* _Information provided_
+ + + +

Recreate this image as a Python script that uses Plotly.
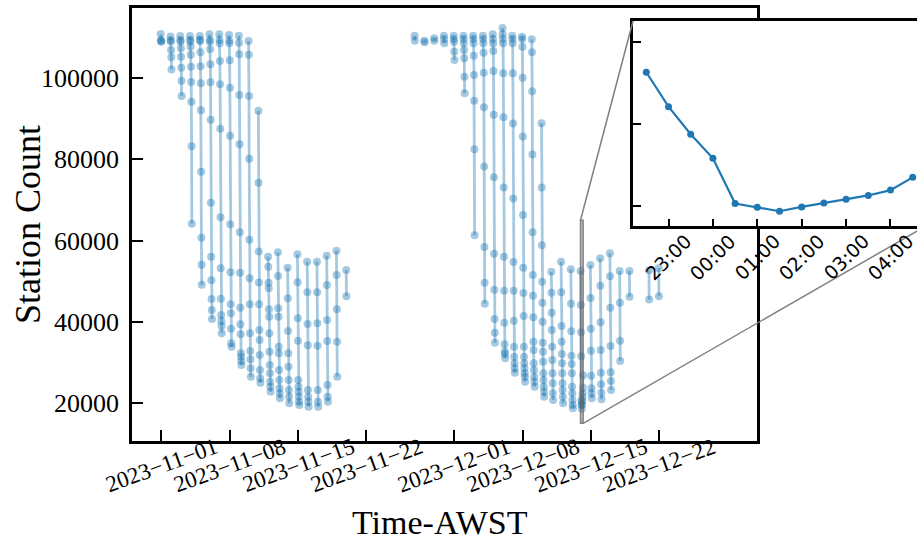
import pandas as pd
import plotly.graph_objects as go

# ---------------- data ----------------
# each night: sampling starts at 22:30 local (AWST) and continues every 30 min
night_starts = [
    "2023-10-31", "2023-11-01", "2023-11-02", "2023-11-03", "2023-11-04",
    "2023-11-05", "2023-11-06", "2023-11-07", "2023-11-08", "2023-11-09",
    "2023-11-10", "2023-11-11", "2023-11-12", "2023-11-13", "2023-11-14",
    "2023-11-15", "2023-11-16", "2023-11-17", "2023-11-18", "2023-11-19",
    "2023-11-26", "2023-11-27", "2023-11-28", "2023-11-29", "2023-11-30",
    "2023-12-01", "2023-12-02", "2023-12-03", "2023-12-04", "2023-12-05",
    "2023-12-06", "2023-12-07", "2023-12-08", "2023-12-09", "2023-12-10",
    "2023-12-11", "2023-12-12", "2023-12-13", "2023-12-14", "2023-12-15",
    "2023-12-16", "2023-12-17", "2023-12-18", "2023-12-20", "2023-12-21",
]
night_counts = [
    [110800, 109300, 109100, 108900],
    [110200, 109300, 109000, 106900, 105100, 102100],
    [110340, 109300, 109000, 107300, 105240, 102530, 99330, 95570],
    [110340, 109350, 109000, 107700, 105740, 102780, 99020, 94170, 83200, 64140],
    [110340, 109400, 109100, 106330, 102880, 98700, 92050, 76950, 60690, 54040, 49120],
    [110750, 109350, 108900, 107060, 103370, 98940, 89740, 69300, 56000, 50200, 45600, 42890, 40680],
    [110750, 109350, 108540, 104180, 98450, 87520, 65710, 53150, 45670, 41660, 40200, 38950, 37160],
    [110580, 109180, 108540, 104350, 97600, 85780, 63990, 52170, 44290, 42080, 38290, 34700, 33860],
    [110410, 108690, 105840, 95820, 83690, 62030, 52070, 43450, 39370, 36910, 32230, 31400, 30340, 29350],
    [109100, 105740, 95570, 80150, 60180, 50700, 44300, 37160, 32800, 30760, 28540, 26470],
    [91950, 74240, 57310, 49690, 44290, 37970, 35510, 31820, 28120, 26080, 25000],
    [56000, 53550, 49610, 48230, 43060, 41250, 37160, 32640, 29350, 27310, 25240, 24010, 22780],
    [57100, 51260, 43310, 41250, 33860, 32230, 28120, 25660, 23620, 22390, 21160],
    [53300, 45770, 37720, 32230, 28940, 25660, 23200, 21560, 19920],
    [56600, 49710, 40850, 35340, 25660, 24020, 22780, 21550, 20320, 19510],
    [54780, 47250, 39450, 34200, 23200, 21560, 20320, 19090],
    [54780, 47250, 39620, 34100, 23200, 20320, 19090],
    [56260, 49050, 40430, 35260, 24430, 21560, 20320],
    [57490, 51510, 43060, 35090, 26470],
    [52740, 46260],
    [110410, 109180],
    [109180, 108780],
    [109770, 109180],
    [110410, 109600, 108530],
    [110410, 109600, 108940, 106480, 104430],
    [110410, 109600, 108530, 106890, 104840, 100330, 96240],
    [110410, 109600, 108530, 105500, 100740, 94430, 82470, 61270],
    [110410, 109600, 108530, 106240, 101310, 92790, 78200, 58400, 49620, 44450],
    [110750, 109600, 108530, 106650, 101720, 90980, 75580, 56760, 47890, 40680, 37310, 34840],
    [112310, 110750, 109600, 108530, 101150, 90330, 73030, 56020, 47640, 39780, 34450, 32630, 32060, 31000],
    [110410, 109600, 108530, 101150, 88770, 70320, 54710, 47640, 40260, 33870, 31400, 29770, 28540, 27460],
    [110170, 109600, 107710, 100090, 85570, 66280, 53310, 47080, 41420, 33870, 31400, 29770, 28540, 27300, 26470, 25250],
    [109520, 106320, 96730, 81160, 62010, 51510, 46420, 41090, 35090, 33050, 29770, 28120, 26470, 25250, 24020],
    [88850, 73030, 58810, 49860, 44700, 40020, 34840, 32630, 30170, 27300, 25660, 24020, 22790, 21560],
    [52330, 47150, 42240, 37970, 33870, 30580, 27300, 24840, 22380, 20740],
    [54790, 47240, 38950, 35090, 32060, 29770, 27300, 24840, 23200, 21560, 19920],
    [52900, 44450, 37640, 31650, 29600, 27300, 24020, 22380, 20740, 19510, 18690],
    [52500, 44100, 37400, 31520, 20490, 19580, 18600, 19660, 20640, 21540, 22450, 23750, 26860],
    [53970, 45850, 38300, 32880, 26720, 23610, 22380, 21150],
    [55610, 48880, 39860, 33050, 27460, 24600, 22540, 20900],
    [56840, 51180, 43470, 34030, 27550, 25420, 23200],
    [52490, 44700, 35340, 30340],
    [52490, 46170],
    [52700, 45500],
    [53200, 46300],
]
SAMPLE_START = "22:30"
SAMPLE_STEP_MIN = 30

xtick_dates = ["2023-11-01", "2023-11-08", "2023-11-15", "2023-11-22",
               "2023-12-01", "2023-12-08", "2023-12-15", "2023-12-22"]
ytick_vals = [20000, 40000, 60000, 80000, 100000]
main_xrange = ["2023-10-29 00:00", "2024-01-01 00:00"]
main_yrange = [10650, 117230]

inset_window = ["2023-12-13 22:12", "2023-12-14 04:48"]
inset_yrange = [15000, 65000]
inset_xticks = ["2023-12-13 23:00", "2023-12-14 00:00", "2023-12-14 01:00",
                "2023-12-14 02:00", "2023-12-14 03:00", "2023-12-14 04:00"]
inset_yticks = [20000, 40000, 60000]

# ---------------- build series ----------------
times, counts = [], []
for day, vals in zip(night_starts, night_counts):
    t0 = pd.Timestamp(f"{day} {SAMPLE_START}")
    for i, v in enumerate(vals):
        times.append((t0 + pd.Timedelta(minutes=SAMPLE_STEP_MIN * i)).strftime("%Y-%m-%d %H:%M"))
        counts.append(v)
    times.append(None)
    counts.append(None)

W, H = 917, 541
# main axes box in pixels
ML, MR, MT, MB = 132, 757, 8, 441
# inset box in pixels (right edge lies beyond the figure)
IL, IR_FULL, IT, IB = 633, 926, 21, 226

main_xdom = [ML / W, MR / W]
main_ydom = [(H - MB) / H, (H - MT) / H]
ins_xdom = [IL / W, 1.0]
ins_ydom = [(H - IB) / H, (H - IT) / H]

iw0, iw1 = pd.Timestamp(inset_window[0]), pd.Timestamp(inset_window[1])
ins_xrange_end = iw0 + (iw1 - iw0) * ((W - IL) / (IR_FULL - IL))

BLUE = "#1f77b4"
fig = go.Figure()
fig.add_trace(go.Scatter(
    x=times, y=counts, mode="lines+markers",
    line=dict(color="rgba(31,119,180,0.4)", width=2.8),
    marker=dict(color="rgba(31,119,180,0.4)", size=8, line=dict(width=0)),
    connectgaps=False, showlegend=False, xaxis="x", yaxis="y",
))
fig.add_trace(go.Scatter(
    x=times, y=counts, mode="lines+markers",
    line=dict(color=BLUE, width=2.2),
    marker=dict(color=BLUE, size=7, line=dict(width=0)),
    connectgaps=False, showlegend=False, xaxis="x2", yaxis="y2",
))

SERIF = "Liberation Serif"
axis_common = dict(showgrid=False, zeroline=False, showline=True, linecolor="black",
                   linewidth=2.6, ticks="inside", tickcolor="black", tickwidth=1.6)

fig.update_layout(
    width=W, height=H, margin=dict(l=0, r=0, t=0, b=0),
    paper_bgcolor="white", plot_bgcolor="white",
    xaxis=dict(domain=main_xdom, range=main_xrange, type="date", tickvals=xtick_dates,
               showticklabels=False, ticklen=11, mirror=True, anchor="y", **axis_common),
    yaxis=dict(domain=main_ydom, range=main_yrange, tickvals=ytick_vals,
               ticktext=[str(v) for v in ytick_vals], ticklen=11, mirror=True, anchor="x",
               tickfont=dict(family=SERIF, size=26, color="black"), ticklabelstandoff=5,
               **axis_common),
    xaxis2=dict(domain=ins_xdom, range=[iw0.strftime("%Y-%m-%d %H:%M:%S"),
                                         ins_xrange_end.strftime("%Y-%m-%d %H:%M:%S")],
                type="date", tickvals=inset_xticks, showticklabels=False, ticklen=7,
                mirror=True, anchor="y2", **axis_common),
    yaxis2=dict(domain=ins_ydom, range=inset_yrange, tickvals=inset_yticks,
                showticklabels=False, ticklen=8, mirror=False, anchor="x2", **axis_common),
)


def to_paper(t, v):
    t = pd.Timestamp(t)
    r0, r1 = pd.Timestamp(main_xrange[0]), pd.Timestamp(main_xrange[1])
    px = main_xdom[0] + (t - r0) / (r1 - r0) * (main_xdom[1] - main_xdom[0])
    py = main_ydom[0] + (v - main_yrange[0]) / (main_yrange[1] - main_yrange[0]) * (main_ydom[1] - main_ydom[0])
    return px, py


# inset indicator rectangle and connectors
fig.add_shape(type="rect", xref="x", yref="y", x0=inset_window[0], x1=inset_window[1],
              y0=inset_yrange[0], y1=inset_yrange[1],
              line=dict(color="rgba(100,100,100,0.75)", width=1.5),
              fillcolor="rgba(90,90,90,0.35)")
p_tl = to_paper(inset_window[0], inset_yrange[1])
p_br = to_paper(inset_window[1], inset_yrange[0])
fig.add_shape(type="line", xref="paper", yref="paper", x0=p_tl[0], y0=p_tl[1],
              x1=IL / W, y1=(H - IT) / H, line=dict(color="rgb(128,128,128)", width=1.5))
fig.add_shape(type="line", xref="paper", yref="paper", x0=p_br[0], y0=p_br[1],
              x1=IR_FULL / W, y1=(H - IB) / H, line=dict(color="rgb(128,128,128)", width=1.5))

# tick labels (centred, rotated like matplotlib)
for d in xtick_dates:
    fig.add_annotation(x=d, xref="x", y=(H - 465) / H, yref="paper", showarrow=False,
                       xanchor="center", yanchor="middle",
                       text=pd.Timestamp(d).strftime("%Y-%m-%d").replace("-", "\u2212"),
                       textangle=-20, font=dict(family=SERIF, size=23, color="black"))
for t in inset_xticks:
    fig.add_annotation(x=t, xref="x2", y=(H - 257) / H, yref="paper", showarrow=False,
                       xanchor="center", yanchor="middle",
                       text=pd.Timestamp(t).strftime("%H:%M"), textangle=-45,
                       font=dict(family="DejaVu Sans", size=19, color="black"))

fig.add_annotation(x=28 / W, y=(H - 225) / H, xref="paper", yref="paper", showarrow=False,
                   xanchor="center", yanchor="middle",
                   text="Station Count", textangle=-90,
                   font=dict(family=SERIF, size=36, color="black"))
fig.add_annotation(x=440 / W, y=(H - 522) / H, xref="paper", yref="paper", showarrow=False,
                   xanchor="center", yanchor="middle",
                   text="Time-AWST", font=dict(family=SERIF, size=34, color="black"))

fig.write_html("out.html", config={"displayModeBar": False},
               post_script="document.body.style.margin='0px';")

+ + + +

* _Requirement_
Skip the pictures and restate exactly the lines from the beginning of the listing to the line with "import plotly.graph_objects as go", that line included.

* _Full response_
Recreate this image as a Python script that uses Plotly.
import pandas as pd
import plotly.graph_objects as go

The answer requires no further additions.